From Barn Sales to Story Trails

Dan Forbush
Dan Forbush

How Technology Is Transforming Thurman’s Town-Wide Sale



DRAFT FOR PUBLICATION MAY 13
ON
STORIES FROM OPEN SPACE

More than four decades after neighbors in Thurman first began setting folding tables at the ends of driveways and clearing space in barns and garages for what became the Town-Wide Sale, the event has evolved into something larger than a traditional garage sale. It has become an annual ritual of discovery — part treasure hunt, part homecoming, part tour through one of the Southern Adirondacks’ most authentic rural communities.

This year’s Thurman Town-Wide Sale, taking place May 15–17, once again brings together residents from across the town in a coordinated community-wide event organized through the Town of Thurman and promoted through the Visit Thurman initiative. What once depended largely on handwritten signs and word of mouth is now supported by a digital infrastructure that allows visitors to experience the town in entirely new ways.

Participants can now register their sales online through the town’s tourism platform, instantly placing themselves onto a live interactive map that helps visitors navigate the winding back roads and scattered hamlets of Thurman more efficiently. For shoppers arriving from Saratoga Springs, Glens Falls, Albany, and beyond, the technology transforms what could once feel overwhelming into a connected experience — one that updates dynamically as new sales are added and routes take shape.

But organizers increasingly see the Town-Wide Sale as more than a retail event. It is also an opportunity to introduce visitors to the deeper story of Thurman itself.

That is where the “Explore Thurman” self-guided audio tour enters the picture.

Developed in a collaborative initiative that included C&R Interactive, the Thurman Community Association, and the Warren County Department of Planning and Community Development, the tour is available through the Explore Warren County app and layers GPS-triggered storytelling onto the landscape itself. Originally launched during Thurman Maple Days, the project combines oral history, place-based storytelling, photography, mapping, and AI-assisted production tools to create what organizers describe as a “history layer” for the town.

And this week, developers are racing to complete a fresh round of updates in time for Town-Wide Sale visitors.

Among the new and expanded points of interest the team hopes to spotlight this weekend are the historic Thurman Rail Station and several of the town’s most historic homes — places that quietly anchor Thurman’s identity but are often overlooked by visitors passing through on their way deeper into the Adirondacks.

The old rail station recalls the era when the railroad connected remote Adirondack communities to the outside world, carrying lumber, agricultural products, tourists, and ideas through the Hudson River corridor. The homes featured in the updated tour help tell the story of the families who settled the region, worked its farms and forests, and sustained community life across generations.

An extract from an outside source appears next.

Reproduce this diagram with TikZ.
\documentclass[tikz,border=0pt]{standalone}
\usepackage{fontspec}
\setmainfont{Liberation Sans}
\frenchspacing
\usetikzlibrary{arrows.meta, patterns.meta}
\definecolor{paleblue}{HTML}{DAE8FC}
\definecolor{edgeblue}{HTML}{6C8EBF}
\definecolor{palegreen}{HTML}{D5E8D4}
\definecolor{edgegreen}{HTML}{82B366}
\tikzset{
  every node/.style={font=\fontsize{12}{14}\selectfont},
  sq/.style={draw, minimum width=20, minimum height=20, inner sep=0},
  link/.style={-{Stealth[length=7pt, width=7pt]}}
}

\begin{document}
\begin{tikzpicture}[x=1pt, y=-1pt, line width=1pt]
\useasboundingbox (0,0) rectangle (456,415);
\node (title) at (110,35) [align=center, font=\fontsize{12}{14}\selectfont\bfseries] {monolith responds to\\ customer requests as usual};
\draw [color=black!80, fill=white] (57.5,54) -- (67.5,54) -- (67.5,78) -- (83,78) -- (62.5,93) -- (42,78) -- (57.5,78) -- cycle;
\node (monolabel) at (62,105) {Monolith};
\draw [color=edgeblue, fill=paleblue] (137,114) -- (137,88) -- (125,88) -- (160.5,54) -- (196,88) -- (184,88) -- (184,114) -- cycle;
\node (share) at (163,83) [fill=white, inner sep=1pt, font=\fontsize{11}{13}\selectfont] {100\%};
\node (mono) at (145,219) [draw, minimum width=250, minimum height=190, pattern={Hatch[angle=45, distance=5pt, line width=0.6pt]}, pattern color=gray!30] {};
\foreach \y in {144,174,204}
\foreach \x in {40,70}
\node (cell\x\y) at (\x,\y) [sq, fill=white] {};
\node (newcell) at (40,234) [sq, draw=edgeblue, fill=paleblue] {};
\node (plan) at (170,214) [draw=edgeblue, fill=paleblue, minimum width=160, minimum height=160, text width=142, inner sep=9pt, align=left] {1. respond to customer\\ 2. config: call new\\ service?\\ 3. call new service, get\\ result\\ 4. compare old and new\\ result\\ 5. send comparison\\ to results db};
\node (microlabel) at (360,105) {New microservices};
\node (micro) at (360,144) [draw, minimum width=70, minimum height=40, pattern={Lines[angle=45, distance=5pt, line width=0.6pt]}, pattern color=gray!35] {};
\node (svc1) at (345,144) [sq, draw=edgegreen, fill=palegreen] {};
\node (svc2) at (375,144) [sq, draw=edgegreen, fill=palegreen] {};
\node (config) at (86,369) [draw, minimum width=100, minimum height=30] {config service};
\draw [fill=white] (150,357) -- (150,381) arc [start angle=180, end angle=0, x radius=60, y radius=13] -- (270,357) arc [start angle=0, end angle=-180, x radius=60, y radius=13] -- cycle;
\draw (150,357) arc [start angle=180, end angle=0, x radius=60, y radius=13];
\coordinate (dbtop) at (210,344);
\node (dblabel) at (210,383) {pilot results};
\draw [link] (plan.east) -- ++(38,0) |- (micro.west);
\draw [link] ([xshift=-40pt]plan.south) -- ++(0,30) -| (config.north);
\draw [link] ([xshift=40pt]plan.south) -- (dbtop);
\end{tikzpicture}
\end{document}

The result is a distinctly modern blend of old and new.

Visitors may begin the day searching for vintage tools, cast-iron cookware, books, quilts, or forgotten heirlooms — but increasingly they also find themselves drawn into the larger narrative of the town itself. A driveway sale leads to a historic farmhouse. A stop at a barn sale triggers an audio narrative. A map pin becomes a doorway into local memory.

In a rural community where history is deeply tied to landscape, that matters.

The technology does not replace the human experience of Thurman; it amplifies it. It allows residents to share stories at scale while preserving the intimacy and personality that make the town distinctive in the first place.

And so, as visitors wind along mountain roads beneath the looming presence of Crane Mountain and through the valleys shaped by the Hudson River watershed, the Town-Wide Sale becomes something more than a weekend of bargains.

It becomes a conversation between past and present — one driveway, one voice, and one story at a time.